目を背けて、白黒つけずに曖昧に生きていれば、不幸にならなくて済むことが世の中には山のようにある。
知らなければ幸せでいられることが、たくさんある。
人の本心と向き合うのも、その一つだ。
僕はずっと、嫌なことから目を背けて生きてきた。
見たくないものを見ないようにし、聞きたくないことから耳をふさぎ、現実と向き合うことから逃げ続けた。
今だって、現実と向き合うのは恐い。
逃げてる部分がないかと言えば、ウソになる。
でも、できる限りそういうことを少なくして生きたい、と思いながら僕は今を生きている。
見たくないものから目を背けて生きるのは楽だけど、カラに閉じこもって守り抜いた幸せを、僕は本当の幸せではないと感じるからだ。
もしも、その人が心の底から『これでいい』と思えているなら、それでいい。
幸せは主観が作りだすものだと思うから、正解なんてものはどこにもない。
『それは間違っている』なんてこと、他人が簡単に言うことはむずかしい。
ただ、何かから目を背けて生きている自分を、ものすごく小さくても、人は心のどこかで感じとっているはずだ。
自分自身にウソを突き通すのは、とてもむずかしい。
だから、そこで人は苦しむ。
僕も苦しんだ。
けれど、もしも自分自身に対してウソを突き通すことができてしまえるようになったら、その方が、きっとかなしいことのはずだ。
そうならなくてよかったと思うから、僕は今の自分を肯定して生きていられる。
すべてのことに白黒をつけることが正しいとは思わないし、それが必ず幸せに結びつくとは限らないとも思う。

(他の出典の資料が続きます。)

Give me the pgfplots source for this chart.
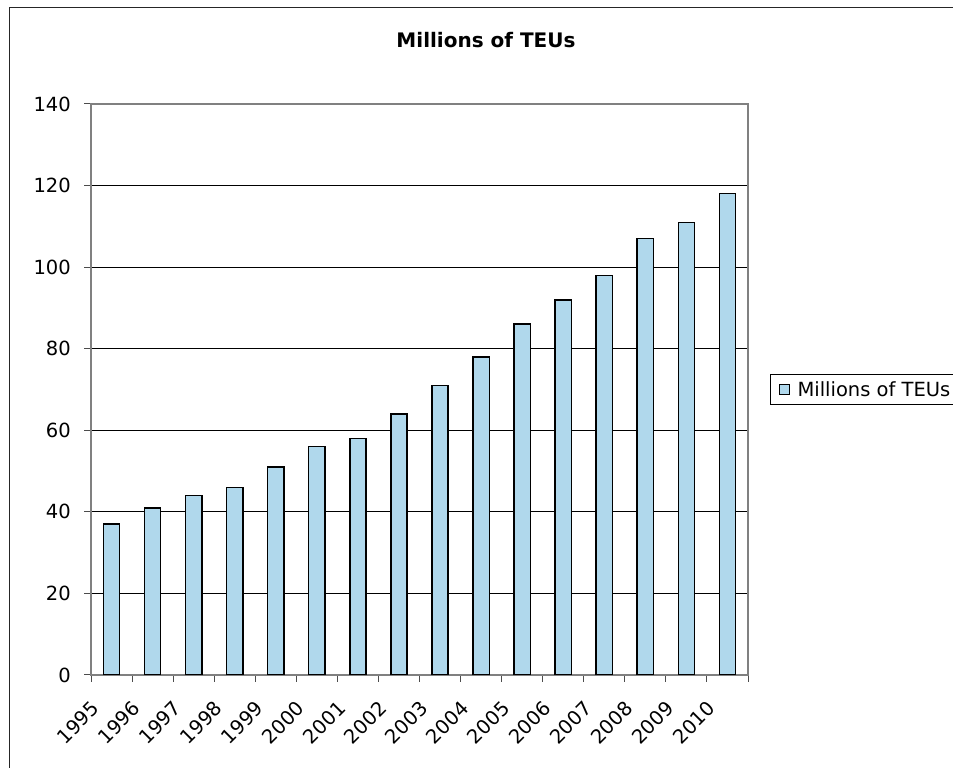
\documentclass[border=0pt]{standalone}
\usepackage{fontspec}
\setmainfont{DejaVu Sans}
\usepackage{pgfplots}
\pgfplotsset{compat=1.18}
\definecolor{barblue}{RGB}{176,216,236}
\definecolor{framegray}{RGB}{128,128,128}
\begin{document}
\begin{tikzpicture}[x=1bp,y=1bp,font=\fontsize{19.5bp}{23bp}\selectfont]
\useasboundingbox (0,0) rectangle (953,768);
% chart area frame
\draw[line width=1bp, black!85] (9.5,-20) rectangle (990,760.5);
\begin{axis}[
  at={(91bp,93bp)}, anchor=south west,
  scale only axis, width=657bp, height=571bp,
  xmin=-0.5, xmax=15.5, ymin=0, ymax=140,
  ytick={0,20,...,140},
  xtick={0,...,15},
  xticklabels={1995,1996,1997,1998,1999,2000,2001,2002,2003,2004,2005,2006,2007,2008,2009,2010},
  minor xtick={-0.5,0.5,...,15.5},
  major x tick style={draw=none},
  xtick pos=bottom, ytick pos=left,
  tick align=outside,
  major tick length=7bp, minor tick length=7bp,
  ymajorgrids, grid style={black, line width=0.8bp},
  axis line style={framegray, line width=1.3bp},
  tick style={black!70, line width=1bp},
  /pgf/number format/assume math mode=true,
  yticklabel style={anchor=east, inner sep=0pt, xshift=-13bp},
  xticklabel style={inner sep=0pt, anchor=east, xshift=-16bp, yshift=-23bp, rotate=45},
  xticklabel shift=0pt,
  legend style={at={(1.0335,0.5)}, anchor=west, draw=black, line width=1bp,
    inner xsep=7bp, inner ysep=5bp, nodes={inner sep=1.5bp},
    font=\fontsize{19.5bp}{23bp}\selectfont},
  legend image code/.code={\draw[#1, draw=black, line width=1.3bp] (0bp,-5bp) rectangle (10bp,5bp); \path (-1bp,0bp) (16bp,0bp);},
  legend cell align=left,
]
\addplot[ybar, bar width=16.3bp, fill=barblue, draw=black, line width=1.5bp] coordinates {
  (0,37) (1,41) (2,44) (3,46) (4,51) (5,56) (6,58) (7,64)
  (8,71) (9,78) (10,86) (11,92) (12,98) (13,107) (14,111) (15,118)
};
\addlegendentry{Millions of TEUs}
\draw[framegray, line width=1.3bp] (rel axis cs:0,1) -- (rel axis cs:1,1) -- (rel axis cs:1,0);
\end{axis}
\node[anchor=base, font=\fontsize{20bp}{24bp}\selectfont\bfseries] at (486,720.7) {Millions of TEUs};
\end{tikzpicture}
\end{document}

今だって、僕は決してすべての人に対して本心と向き合っているわけじゃない。
まだまだ恐いと思って避けてしまう部分もあるし、そういう距離感の人間関係があることを学んだというのもある。
現実と向き合うことは、人の本心と向き合うことは、誰だって恐い。
それが大切なものであればあるほど。
けれど、向き合ったさきにしかない発見が、向き合うことでしか得られない本当の幸せがあると僕は信じているから。
これからも、心の中に抱えた恐怖心と葛藤しながら、僕は大切だと思うものと向き合いつづける努力をしたい。